I’ve listened to the whole first episode (I knew basically nothing about D. Lewis before listening), and I’d be curious if you could be a bit more specific about what led you to this tentative conclusion. It did not occur to me on the basis of what the episode presented. (Btw, not to nitpick, but you meant to say “might have been autistic or on the spectrum”.)

Louis F. Cooper
Louis F. Cooper
Reply to  Louis F. Cooper
2 years ago

P.s.: Unlike the first episode (to my ear, at any rate), the second episode does contain some material perhaps suggestive of the autism spectrum (see the comment by G. Lockrobin, below).

Mark van Roojen
2 years ago

I’m pretty sure David was not especially right wing. But he did have a certain (possibly misplaced) sense of propriety about how academic things, including politics in academia, should be done. So he never joined the APA after the Viet Nam war statement disagreement, which as I understand it was with the organization taking a stand at all, and not about the particular stand taken. He kept up his non-membership despite Steffi being a hugely valuable officer of the organization for many years. (Steffi, btw, was a huge positive influence on philosophy, in part because she was kind.)

I never talked about politics with him. But I do know that he was supportive of people making feminist arguments in the academy even when he disagreed with some of the arguments. And he was one of the folks trying to deal with sexual harassment issues when very few people were doing it well, though I don’t know the details there either and thus can’t say how effectively.

Mark van Roojen
Reply to  Mark van Roojen
2 years ago

Now listening to the podcast.

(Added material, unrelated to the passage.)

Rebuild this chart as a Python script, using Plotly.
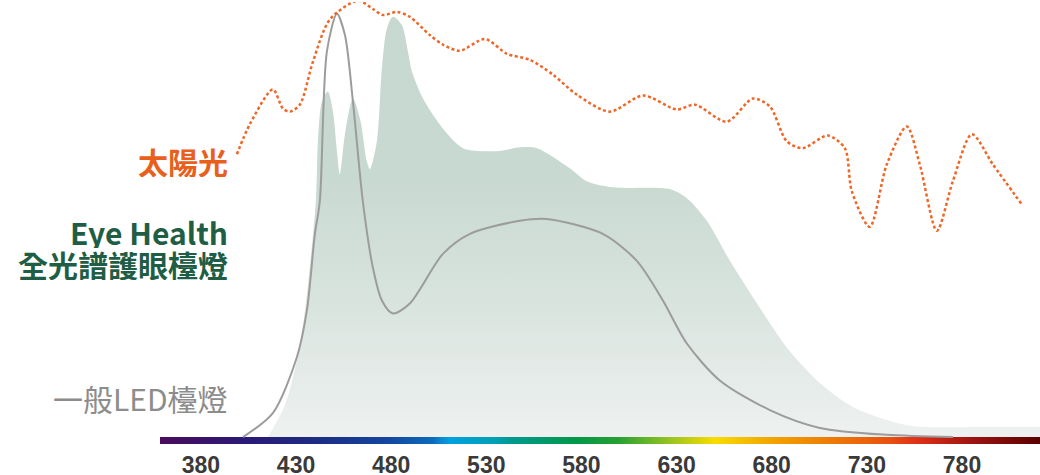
import plotly.graph_objects as go

# Wavelength ticks (nm)
tick_vals = [380, 430, 480, 530, 580, 630, 680, 730, 780]

# Sunlight spectrum (relative intensity)
sun_nm = [398.9, 405.7, 417.8, 423.1, 426.8, 432.0, 438.9, 447.8, 462.5, 470.4, 475.6,
          483.0, 489.8, 500.3, 507.2, 516.1, 529.2, 540.8, 552.9, 565.0, 577.6, 594.9,
          612.3, 630.1, 639.6, 656.4, 670.1, 679.0, 687.9, 696.3, 709.5, 718.4, 722.1,
          731.5, 740.5, 751.0, 757.8, 766.8, 775.2, 785.2, 796.2, 811.4]
sun_val = [65.0, 71.9, 79.9, 75.5, 74.8, 76.4, 86.3, 96.0, 100.3, 98.4, 97.0,
           97.7, 96.6, 92.4, 90.2, 88.8, 91.5, 88.1, 86.7, 83.3, 78.7, 74.8,
           78.5, 75.3, 76.4, 72.5, 77.8, 76.0, 68.0, 66.4, 69.3, 66.4, 56.5,
           48.3, 62.7, 71.4, 62.7, 47.4, 58.8, 69.6, 62.7, 53.5]

# Eye Health full-spectrum lamp
eye_nm = [415.2, 424.1, 430.4, 434.7, 440.4, 441.5, 443.6, 446.7, 449.4, 451.5, 453.0,
          455.7, 459.9, 463.6, 467.2, 468.8, 472.5, 475.1, 477.7, 480.9, 485.6, 488.8,
          490.9, 496.7, 507.2, 517.7, 535.5, 547.6, 556.6, 573.9, 582.8, 596.5, 626.4,
          635.4, 645.9, 658.0, 673.7, 687.9, 705.3, 722.6, 740.5, 754.1, 793.0, 821.0]
eye_val = [0.0, 7.3, 17.6, 29.1, 54.2, 68.0, 77.1, 79.4, 74.8, 65.7, 60.4,
           69.6, 77.8, 73.2, 63.4, 61.6, 68.0, 84.7, 93.8, 96.6, 94.7, 88.6,
           84.0, 77.8, 70.9, 66.4, 65.7, 66.6, 66.4, 61.8, 58.8, 57.4, 57.0,
           54.9, 49.7, 40.5, 29.7, 20.6, 12.4, 6.9, 3.9, 2.5, 2.3, 2.3]

# Ordinary LED lamp
led_nm = [402.1, 417.8, 430.4, 435.7, 439.9, 442.5, 446.2, 451.5, 455.7, 459.9, 465.1,
          470.4, 475.1, 480.9, 489.8, 507.2, 521.4, 547.6, 561.8, 591.2, 609.1, 622.8,
          635.4, 652.7, 679.0, 705.3, 740.5, 775.2]
led_val = [0.0, 5.5, 18.3, 29.1, 46.7, 54.2, 88.6, 97.3, 92.4, 77.1, 54.2,
           38.9, 31.4, 28.4, 30.7, 42.1, 46.7, 49.7, 50.1, 46.7, 40.5, 31.4,
           21.5, 13.0, 6.2, 2.1, 0.5, 0.0]

# Visible spectrum colour bar
spec_range = [358.5, 821.0]
spec_colors = [[0.00, '#4a0c5c'], [0.10, '#2a1a78'], [0.17, '#1d2a82'], [0.26, '#1446a0'],
               [0.31, '#0a6cbc'], [0.32, '#0a8ad0'], [0.33, '#00a0e2'], [0.38, '#00a0b4'],
               [0.40, '#009a8e'], [0.47, '#00984a'], [0.52, '#25a032'], [0.58, '#98c420'],
               [0.63, '#f8dc00'], [0.70, '#f2a000'], [0.78, '#ec7008'], [0.83, '#e85010'],
               [0.86, '#e03018'], [0.92, '#a01410'], [1.00, '#5a0000']]
bar_h = 1.6

fig = go.Figure()

# spectrum bar under the axis
fig.add_trace(go.Scatter(
    x=spec_range, y=[-bar_h, -bar_h], mode='lines', line=dict(width=0),
    fill='tozeroy', fillgradient=dict(type='horizontal', colorscale=spec_colors,
                                      start=spec_range[0], stop=spec_range[1]),
    hoverinfo='skip', showlegend=False))

# Eye Health filled area
fig.add_trace(go.Scatter(
    x=eye_nm, y=eye_val, mode='lines', line=dict(width=0, shape='spline', smoothing=0.8),
    fill='tozeroy',
    fillgradient=dict(type='vertical', start=0, stop=100,
                      colorscale=[[0, '#eef1f0'], [0.35, '#d6e2dc'], [0.6, '#c8d9d1'], [1, '#c6d8cf']]),
    showlegend=False))

# ordinary LED line
fig.add_trace(go.Scatter(
    x=led_nm, y=led_val, mode='lines',
    line=dict(color='#9c9c9c', width=2, shape='spline', smoothing=0.8), showlegend=False))

# sunlight dotted line
fig.add_trace(go.Scatter(
    x=sun_nm, y=sun_val, mode='lines',
    line=dict(color='#ef6626', width=2.5, dash='3px,2.5px', shape='spline', smoothing=0.8),
    showlegend=False))

labels = [
    ('太陽光', 63.5, '#e8601c', 'bold'),
    ('Eye Health', 47.3, '#1f5e45', 'bold'),
    ('全光譜護眼檯燈', 39.8, '#1f5e45', 'bold'),
    ('一般LED檯燈', 9.0, '#8c8c8c', 'normal'),
]
for text, yv, col, w in labels:
    fig.add_annotation(text=text, xref='paper', x=0.0795, xanchor='right',
                       yref='y', y=yv, yanchor='middle', showarrow=False, height=33,
                       font=dict(family='Noto Sans CJK TC', size=30, color=col, weight=w))

fig.update_layout(
    width=1040, height=475,
    margin=dict(l=160, r=0, t=2, b=31),
    paper_bgcolor='white', plot_bgcolor='white',
    xaxis=dict(range=spec_range, tickvals=tick_vals, showgrid=False, zeroline=False,
               showline=False, ticks='', ticklabelstandoff=5, automargin=False,
               tickfont=dict(family='Liberation Sans', size=23, color='#3a3a3a', weight='bold')),
    yaxis=dict(range=[-bar_h, 100], visible=False, showgrid=False, zeroline=False,
               automargin=False),
)

fig.write_html("out.html", config={'displayModeBar': False},
               post_script="document.body.style.margin='0px';")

I didn’t know the details of the short period leading to his death. Pretty distressing though I shared in the general distress among my friends at the news. Distressed at how avoidable it may have been and about Steffi coming home to that.

Grace Lockrobin
2 years ago

Love the series so far.

Is there anything to suggest that Lewis regarded himself as autistic, or has anyone who knew him well suggested this since? If so, perhaps there is another narrative here, revealing the powerful contribution of neuro-divergent perspectives in philosophy (and other areas of human enquiry). As the podcast already suggests, his examination of conversational rules seems to be a product of his own bafflement. That bafflement is shared by many ASD people.